Your home’s exterior is the first impression people have of your home. It’s important to take care of the outside of your home, so it not only looks good but shows you take care of your home—inside and out. This is critical, especially if you are looking to sell your home, and it’s also preventative, so things don’t break down over time.
What does it do?
Pressure washers uses a high-pressure water spray to remove dirt, grime, algae, gum, debris, and even caked-on bird poop (ask us how we know) quickly and effectively. A pressure washer allows you to clean all the surfaces outside your property (including hard-to-reach cracks and crevices), get to the mold and mildew that can settle on the surfaces outside your home, and keep your home’s exterior looking in tip-top shape. They allow tough stains to be removed the way standard garden hoses and elbow grease cannot.
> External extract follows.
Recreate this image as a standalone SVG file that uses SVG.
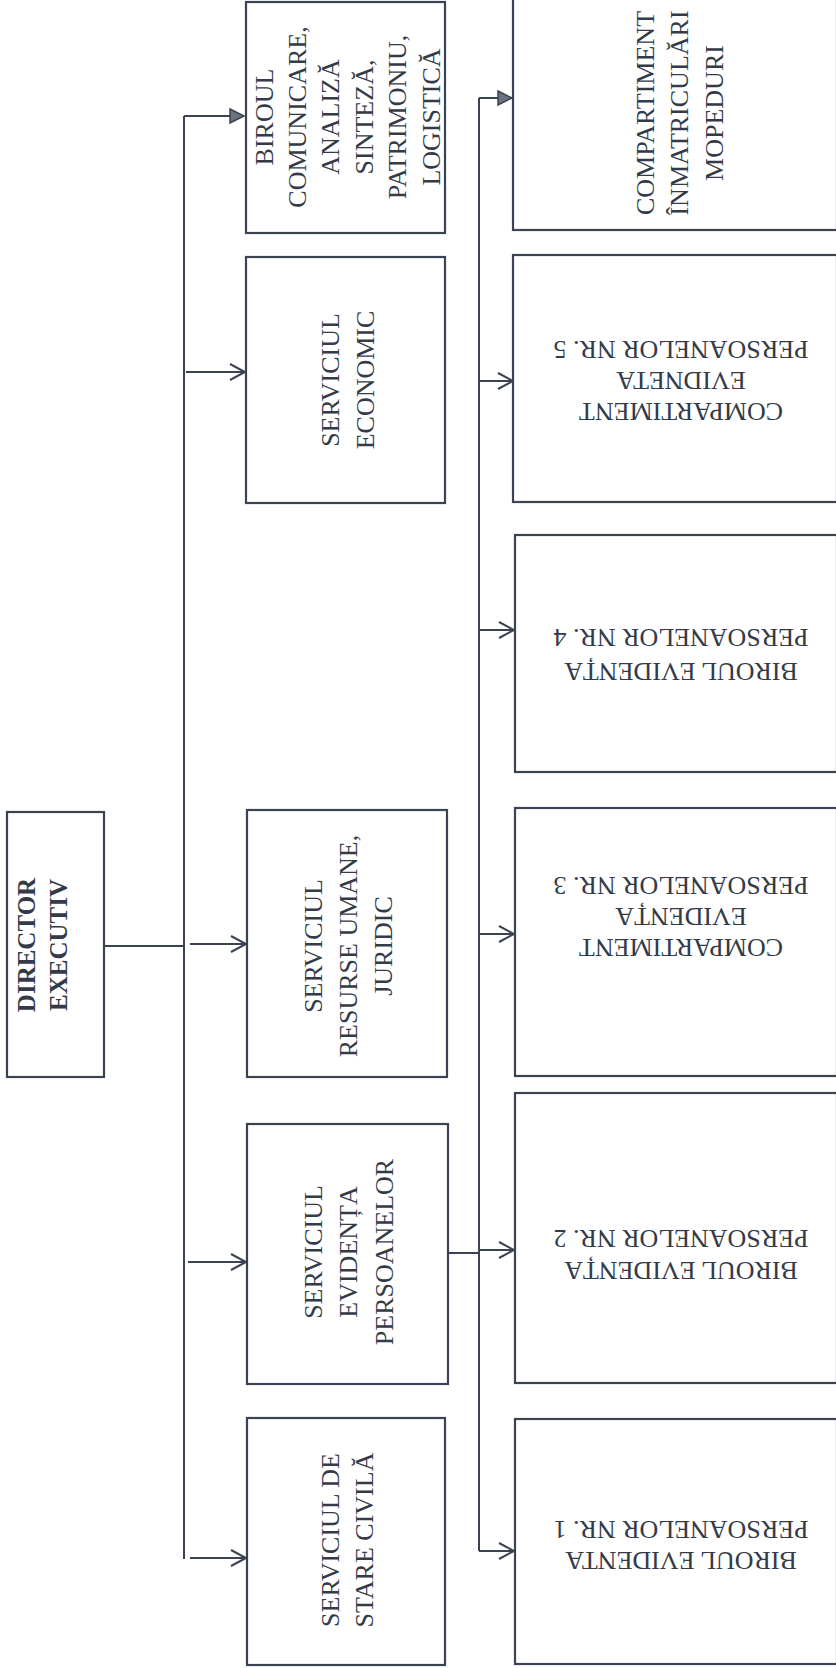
<svg xmlns="http://www.w3.org/2000/svg" width="836" height="1668" viewBox="0 0 836 1668">
<defs>
<style>
.box{fill:#fff;stroke:#3b4352;stroke-width:2.2}
.ln{fill:none;stroke:#3b4352;stroke-width:2}
.t{font-family:"Liberation Serif","Times New Roman",serif;font-size:26px;fill:#343b48;text-anchor:middle}
.b{font-weight:bold;font-size:25px}
</style>
<marker id="av" markerUnits="userSpaceOnUse" markerWidth="20" markerHeight="20" viewBox="-16 -10 18 20" refX="0" refY="0" orient="auto">
<path d="M-15,-8 L0,0 L-15,8" fill="none" stroke="#3b4352" stroke-width="2"/>
</marker>
<marker id="af" markerUnits="userSpaceOnUse" markerWidth="20" markerHeight="20" viewBox="-16 -10 18 20" refX="0" refY="0" orient="auto">
<path d="M-14,-7 L0,0 L-14,7 Z" fill="#6b7280" stroke="#3b4352" stroke-width="1.5"/>
</marker>
</defs>
<rect width="836" height="1668" fill="#fff"/>
<g id="connectors">
<path class="ln" d="M184,116 V1559"/>
<path class="ln" d="M104,946 H184"/>
<path class="ln" d="M184,116 H244" marker-end="url(#af)"/>
<path class="ln" d="M186,372 H245" marker-end="url(#av)"/>
<path class="ln" d="M190,944 H246" marker-end="url(#av)"/>
<path class="ln" d="M188,1262 H246" marker-end="url(#av)"/>
<path class="ln" d="M190,1558 H246" marker-end="url(#av)"/>
<path class="ln" d="M479,98 V1551"/>
<path class="ln" d="M448,1253 H479"/>
<path class="ln" d="M479,98 H512" marker-end="url(#af)"/>
<path class="ln" d="M479,381 H513" marker-end="url(#av)"/>
<path class="ln" d="M479,630 H514" marker-end="url(#av)"/>
<path class="ln" d="M479,934 H514" marker-end="url(#av)"/>
<path class="ln" d="M479,1250 H514" marker-end="url(#av)"/>
<path class="ln" d="M479,1551 H514" marker-end="url(#av)"/>
</g>
<g id="director">
<rect class="box" x="7" y="812" width="97" height="265"/>
<text class="t b" transform="translate(42,945) rotate(-90)"><tspan x="0" y="-7.5">DIRECTOR</tspan><tspan x="0" y="24.5">EXECUTIV</tspan></text>
</g>
<g id="birou-comunicare">
<rect class="box" x="246" y="2" width="199" height="231"/>
<text class="t" transform="translate(347,117) rotate(-90)"><tspan x="0" y="-74.5">BIROUL</tspan><tspan x="0" y="-41.1">COMUNICARE,</tspan><tspan x="0" y="-7.7">ANALIZĂ</tspan><tspan x="0" y="25.7">SINTEZĂ,</tspan><tspan x="0" y="59.1">PATRIMONIU,</tspan><tspan x="0" y="92.5">LOGISTICĂ</tspan></text>
</g>
<g id="serviciul-economic">
<rect class="box" x="246" y="257" width="199" height="246"/>
<text class="t" transform="translate(347.5,380) rotate(-90)"><tspan x="0" y="-8.5">SERVICIUL</tspan><tspan x="0" y="26.5">ECONOMIC</tspan></text>
</g>
<g id="serviciul-resurse-umane">
<rect class="box" x="247" y="810" width="200" height="267"/>
<text class="t" transform="translate(348,946) rotate(-90)"><tspan x="0" y="-26">SERVICIUL</tspan><tspan x="0" y="9">RESURSE UMANE,</tspan><tspan x="0" y="44">JURIDIC</tspan></text>
</g>
<g id="serviciul-evidenta">
<rect class="box" x="247" y="1124" width="201" height="260"/>
<text class="t" transform="translate(348,1252) rotate(-90)"><tspan x="0" y="-26.5">SERVICIUL</tspan><tspan x="0" y="9">EVIDENȚA</tspan><tspan x="0" y="44.5">PERSOANELOR</tspan></text>
</g>
<g id="serviciul-stare-civila">
<rect class="box" x="247" y="1418" width="198" height="247"/>
<text class="t" transform="translate(347,1540) rotate(-90)"><tspan x="0" y="-8">SERVICIUL DE</tspan><tspan x="0" y="26">STARE CIVILĂ</tspan></text>
</g>
<g id="compartiment-mopeduri">
<rect class="box" x="513" y="-2" width="324" height="232"/>
<text class="t" transform="translate(679,113) rotate(-90)"><tspan x="0" y="-25.5">COMPARTIMENT</tspan><tspan x="0" y="9">ÎNMATRICULĂRI</tspan><tspan x="0" y="43.5">MOPEDURI</tspan></text>
</g>
<g id="compartiment-5">
<rect class="box" x="513" y="255" width="324" height="247"/>
<text class="t" transform="translate(681,381) rotate(180)"><tspan x="0" y="-22">COMPARTIMENT</tspan><tspan x="0" y="9">EVIDNETA</tspan><tspan x="0" y="40">PERSOANELOR NR. 5</tspan></text>
</g>
<g id="birou-4">
<rect class="box" x="515" y="535" width="322" height="237"/>
<text class="t" transform="translate(681,655) rotate(180)"><tspan x="0" y="-8">BIROUL EVIDENȚA</tspan><tspan x="0" y="26">PERSOANELOR NR. 4</tspan></text>
</g>
<g id="compartiment-3">
<rect class="box" x="515" y="808" width="322" height="268"/>
<text class="t" transform="translate(681,917) rotate(180)"><tspan x="0" y="-22">COMPARTIMENT</tspan><tspan x="0" y="9">EVIDENȚA</tspan><tspan x="0" y="40">PERSOANELOR NR. 3</tspan></text>
</g>
<g id="birou-2">
<rect class="box" x="515" y="1093" width="322" height="290"/>
<text class="t" transform="translate(681,1255) rotate(180)"><tspan x="0" y="-7">BIROUL EVIDENȚA</tspan><tspan x="0" y="25">PERSOANELOR NR. 2</tspan></text>
</g>
<g id="birou-1">
<rect class="box" x="515" y="1419" width="322" height="245"/>
<text class="t" transform="translate(681,1545) rotate(180)"><tspan x="0" y="-6.5">BIROUL EVIDENTA</tspan><tspan x="0" y="24.5">PERSOANELOR NR. 1</tspan></text>
</g>
</svg>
Besides committing to keeping your home presentable and looking pristine, pressure washing your home can also help you avoid problems down the line. Getting mold and mildew off your roof, near your foundation, and in the cracks of your deck can help alleviate issues that may result if it builds up over time. Not to mention, they can be inflammatories for those who suffer from asthma and allergies, so being diligent about cleaning them is key. That way, everyone can enjoy your outdoor areas.
How to choose?
A typical pressure washer has either a gas-fueled engine or an electrically powered motor that powers the water pump. Overall cleaning performance is determined by the PSI (pounds per square inch) and GPM (gallons per minute) and how these work together. The higher the numbers, the faster you can clean, so do your homework and compare these numbers across several models. To offer perspective, the average garden hose emits water at around 40 psi. Pressure washers deliver water at an average of 1,000 to 3,000 psi, depending on the model.
If you’re deciding whether to rent or buy, know that renting a pressure washer can cost 50 to 150 dollars per day (depending on where you live). Buying a pressure washer, depending on the model and motor, runs around 300 dollars, so if you know you’ll be using it even once or twice a year, it makes sense to invest and purchase.
Our top picks
There are a few pressure washers that rate highly and offer reliability, powerful cleaning, and accessories depending on what area you are washing. The Simpson Cleaning MSH3125 MegaShot Gas Pressure Washer Powered by Honda comes with five stainless steel, quick-connect nozzles to use for different projects. It’s also highly rated by verified customers on Amazon.
If you don’t have that much space, consider the Ryobi Electric Pressure Washer on Amazon. “At just 16 pounds, this 1,600 psi unit is compact enough to store in your crowded garage or tool shed,” the description reads. Another bonus is that it’s light, so it’s easy to transport.
In terms of how often you should pressure wash, the answer depends on where in the country you live. If you live in a harsher climate, you should pressure wash your home at least twice a year. Late springtime is usually when most people get out their pressure washers because the weather starts to get warmer, pollen has usually been washed away by then, and you can enjoy the fruits of your labor sitting outdoors.
Pressure washers are perfect for cleaning your garage floor after a harsh winter, getting in between all the concrete or brick on your patio, getting a deck ready to be refinished, and getting the dirt and grime off your home’s exterior. You can also use separate settings to wash your car and clean lawn equipment. It may not be the most exciting thing to spend your money on, but the benefits definitely add up.